Pero nos dejaba ver Ironside, ¡Es usted el Asesino? O Historias para no Dormir.
En
los setenta los sábados aún se iba a la escuela. Los sábados por la mañana te
daban pretecnología; lo que eran antes los trabajo manuales; y se empeñaban en
que cortaras tablillas con una segueta y una sierra de marquetería. Un fracaso
total.
En
aquella época lo de la obesidad era desconocido. Si pillabas un Boni o un
Phoskitos o un Pantera Rosa era de chiripa. No comíamos grasas insaturadas.

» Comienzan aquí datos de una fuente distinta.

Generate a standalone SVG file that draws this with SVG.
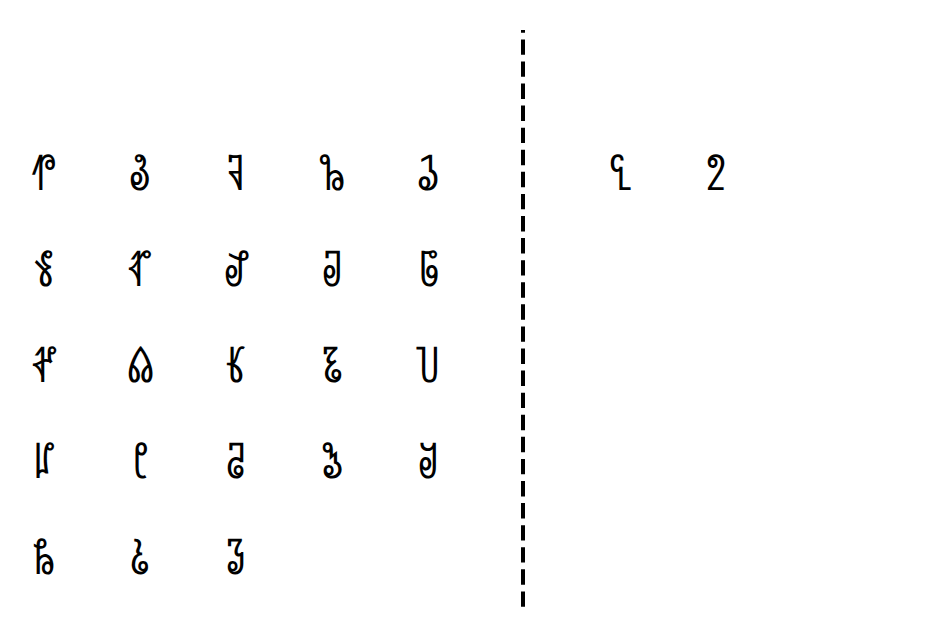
<svg xmlns="http://www.w3.org/2000/svg" width="938" height="637" viewBox="0 0 938 637">
<style>
.t{font-family:"DejaVu Sans",sans-serif;font-size:44px;fill:#000;text-anchor:middle}
.div{stroke:#000;stroke-width:4;stroke-dasharray:15.4 6.68;stroke-dashoffset:12.7;fill:none}
</style>
<rect width="938" height="637" fill="#fff"/>
<g id="connectors">
<line class="div" x1="523" y1="30" x2="523" y2="607"/>
</g>
<g id="n-r1c1"><text class="t" x="44" y="190">&#x110D0;</text></g>
<g id="n-r1c2"><text class="t" x="140" y="190">&#x110D1;</text></g>
<g id="n-r1c3"><text class="t" x="236" y="190">&#x110D2;</text></g>
<g id="n-r1c4"><text class="t" x="332" y="190">&#x110D4;</text></g>
<g id="n-r1c5"><text class="t" x="428" y="190">&#x110D5;</text></g>
<g id="n-r2c1"><text class="t" x="44" y="286">&#x110D6;</text></g>
<g id="n-r2c2"><text class="t" x="140" y="286">&#x110D7;</text></g>
<g id="n-r2c3"><text class="t" x="236" y="286">&#x110D8;</text></g>
<g id="n-r2c4"><text class="t" x="332" y="286">&#x110D9;</text></g>
<g id="n-r2c5"><text class="t" x="428" y="286">&#x110E0;</text></g>
<g id="n-r3c1"><text class="t" x="44" y="382">&#x110E1;</text></g>
<g id="n-r3c2"><text class="t" x="140" y="382">&#x110E2;</text></g>
<g id="n-r3c3"><text class="t" x="236" y="382">&#x110E3;</text></g>
<g id="n-r3c4"><text class="t" x="332" y="382">&#x110E4;</text></g>
<g id="n-r3c5"><text class="t" x="428" y="382">&#x110E5;</text></g>
<g id="n-r4c1"><text class="t" x="44" y="478">&#x110E7;</text></g>
<g id="n-r4c2"><text class="t" x="140" y="478">&#x110E8;</text></g>
<g id="n-r4c3"><text class="t" x="236" y="478">&#x110DA;</text></g>
<g id="n-r4c4"><text class="t" x="332" y="478">&#x110DB;</text></g>
<g id="n-r4c5"><text class="t" x="428" y="478">&#x110DC;</text></g>
<g id="n-r5c1"><text class="t" x="44" y="574">&#x110DD;</text></g>
<g id="n-r5c2"><text class="t" x="140" y="574">&#x110DE;</text></g>
<g id="n-r5c3"><text class="t" x="236" y="574">&#x110DF;</text></g>
<g id="n-right1"><text class="t" x="620" y="190">&#x110D3;</text></g>
<g id="n-right2"><text class="t" x="716" y="190">&#x110E6;</text></g>
</svg>
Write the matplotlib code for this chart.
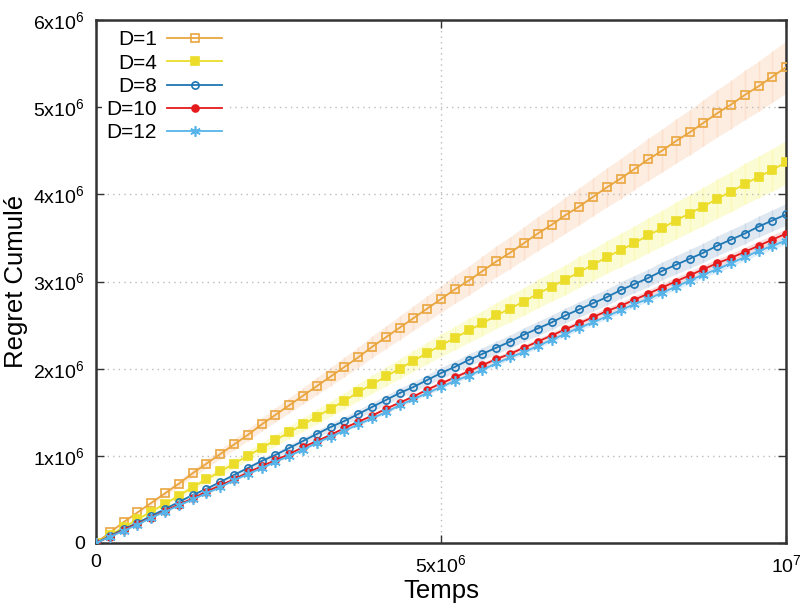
import numpy as np
import matplotlib
matplotlib.use("Agg")
import matplotlib.pyplot as plt
from matplotlib.ticker import FixedLocator

plt.rcParams["font.family"] = ["Liberation Sans", "DejaVu Sans"]
plt.rcParams["mathtext.fontset"] = "custom"
plt.rcParams["mathtext.rm"] = "Liberation Sans"
plt.rcParams["mathtext.it"] = "Liberation Sans"
plt.rcParams["mathtext.bf"] = "Liberation Sans"

# time steps (units of 1e6), one marker every 2e5
T = [i * 0.2 for i in range(51)]

# cumulative regret, units of 1e6
D1 = [0.00, 0.12, 0.24, 0.35, 0.46, 0.57, 0.68, 0.80, 0.91, 1.02,
      1.13, 1.24, 1.36, 1.47, 1.58, 1.69, 1.80, 1.91, 2.02, 2.13,
      2.25, 2.36, 2.47, 2.58, 2.69, 2.80, 2.91, 3.01, 3.12, 3.23,
      3.33, 3.44, 3.55, 3.65, 3.76, 3.86, 3.97, 4.08, 4.18, 4.29,
      4.40, 4.50, 4.61, 4.71, 4.82, 4.93, 5.03, 5.14, 5.24, 5.35, 5.46]
D4 = [0.00, 0.09, 0.18, 0.27, 0.36, 0.45, 0.54, 0.64, 0.73, 0.82,
      0.91, 1.00, 1.09, 1.18, 1.27, 1.36, 1.45, 1.54, 1.63, 1.73,
      1.82, 1.91, 2.00, 2.09, 2.18, 2.27, 2.35, 2.44, 2.52, 2.61,
      2.69, 2.77, 2.86, 2.94, 3.02, 3.11, 3.19, 3.28, 3.36, 3.44,
      3.53, 3.61, 3.70, 3.78, 3.86, 3.95, 4.03, 4.12, 4.20, 4.28, 4.37]
D8 = [0.00, 0.08, 0.16, 0.23, 0.31, 0.39, 0.47, 0.55, 0.62, 0.70,
      0.78, 0.86, 0.94, 1.01, 1.09, 1.17, 1.25, 1.33, 1.40, 1.48,
      1.56, 1.64, 1.72, 1.79, 1.87, 1.95, 2.02, 2.10, 2.17, 2.24,
      2.31, 2.39, 2.46, 2.53, 2.61, 2.68, 2.75, 2.82, 2.90, 2.97,
      3.04, 3.12, 3.19, 3.26, 3.33, 3.41, 3.48, 3.55, 3.63, 3.70, 3.77]
D10 = [0.00, 0.07, 0.15, 0.22, 0.29, 0.37, 0.44, 0.51, 0.59, 0.66,
       0.73, 0.81, 0.88, 0.95, 1.02, 1.10, 1.17, 1.24, 1.32, 1.39,
       1.46, 1.54, 1.61, 1.68, 1.76, 1.83, 1.90, 1.97, 2.04, 2.11,
       2.17, 2.24, 2.31, 2.38, 2.45, 2.52, 2.59, 2.66, 2.72, 2.79,
       2.86, 2.93, 3.00, 3.07, 3.14, 3.21, 3.27, 3.34, 3.41, 3.48, 3.55]
D12 = [0.00, 0.07, 0.14, 0.21, 0.29, 0.36, 0.43, 0.50, 0.57, 0.64,
       0.72, 0.79, 0.86, 0.93, 1.00, 1.07, 1.15, 1.22, 1.29, 1.36,
       1.43, 1.50, 1.58, 1.65, 1.72, 1.79, 1.86, 1.92, 1.99, 2.06,
       2.13, 2.19, 2.26, 2.33, 2.40, 2.47, 2.53, 2.60, 2.67, 2.74,
       2.80, 2.87, 2.94, 3.01, 3.08, 3.14, 3.21, 3.28, 3.35, 3.41, 3.47]

LABELS = ["D=1", "D=4", "D=8", "D=10", "D=12"]
SERIES = [D1, D4, D8, D10, D12]
# relative half-width of the shaded spread band
SPREAD = [0.055, 0.057, 0.033, 0.015, 0.012]

COLORS = ["#E9A63E", "#EBDD2A", "#1F77B4", "#E41A1C", "#56B4E9"]
BANDS = ["#FCE0CC", "#FAFAB8", "#CBD8E8", "#F6C2C2", "#C6E2F5"]
MARKERS = ["s", "s", "o", "o", (6, 2, 0)]
FILLED = [False, True, False, True, True]
MSIZE = [5.5, 5.5, 5.2, 5.0, 7.5]

fig = plt.figure(figsize=(8.03, 6.08), dpi=100)
ax = fig.add_axes([0.1196, 0.107, 0.8594, 0.860])

t = np.array(T) * 1e6
for vals, sp, bc in zip(SERIES, SPREAD, BANDS):
    v = np.array(vals) * 1e6
    ax.fill_between(t, v * (1 - sp), v * (1 + sp), color=bc, alpha=0.6,
                    linewidth=0, zorder=1)
    ax.vlines(t, v * (1 - sp), v * (1 + sp), color=bc, linewidth=1.0,
              zorder=1.5)

for vals, lab, c, m, f, ms in zip(SERIES, LABELS, COLORS, MARKERS, FILLED, MSIZE):
    v = np.array(vals) * 1e6
    ax.plot(t, v, color=c, linewidth=1.3, marker=m, markersize=ms,
            markerfacecolor=c if f else "none", markeredgecolor=c,
            markeredgewidth=1.2, label=lab, zorder=3)

ax.set_xlim(0, 1e7)
ax.set_ylim(0, 6e6)
ax.xaxis.set_major_locator(FixedLocator([0, 5e6, 1e7]))
ax.yaxis.set_major_locator(FixedLocator([i * 1e6 for i in range(7)]))
ax.set_xticklabels(["0", r"5x10$^{6}$", r"10$^{7}$"])
ax.set_yticklabels(["0"] + [rf"{i}x10$^{{6}}$" for i in range(1, 7)])
ax.tick_params(direction="in", length=6, width=1.0, labelsize=14,
               top=True, right=True, color="#333333", pad=8)

ax.grid(True, color="#bbbbbb", linestyle=(0, (1, 3)), linewidth=1.0, zorder=0)
for s in ax.spines.values():
    s.set_linewidth(1.8)
    s.set_color("#333333")

ax.set_xlabel("Temps", fontsize=18.5, labelpad=2)
ax.set_ylabel("Regret Cumulé", fontsize=18.5, labelpad=4)

leg = ax.legend(loc="upper left", markerfirst=False, frameon=True,
                fontsize=15, handlelength=2.6, handletextpad=0.5,
                labelspacing=0.2, borderaxespad=0.3, borderpad=0.2)
leg.get_frame().set_edgecolor("none")
leg.get_frame().set_facecolor("white")
leg.get_frame().set_alpha(1.0)
leg.set_zorder(5)

fig.savefig("out.png", dpi=100)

Teníamos un gordo. Uno. Un gafotas. No había economía para más. Yo creo que
estábamos enrrataos. Fumábamos cigarros que hacíamos con papel de estraza y las
galletas de coco las comprábamos sueltas si es que descuidábamos dos reales.
A
las madres siempre se les olvidaba comprar la carterilla y te interrumpían en
lo mejor del juego para que fueras a la tienda. Más te valía obedecer o las
zapatillas volaban como los misiles Phersing. Siempre daban en el blanco como
si tuvieran un sensor de movimiento.
Íbamos
al cine y luego contábamos las películas. Él, el protagonista siempre era el
bueno y el malo pues el malo nunca se quedaba con Ella, la buena.
De
estas cosas, y de otras que no puedo contar, me voy acordando mientras termino
de leer la carta que me invita a colaborar en el programa de Fiestas de Bailén
de este 2019, que en aquella época veíamos tan lejano y lleno de un futuro, que
en los próximos años se irá convirtiendo en memoria colectiva. Vendrán otros y
la dejarán por escrito en este libro que se nutre de las historias de sus
vecinos y sirve de depósito y memoria para saber cómo fuimos y cómo somos.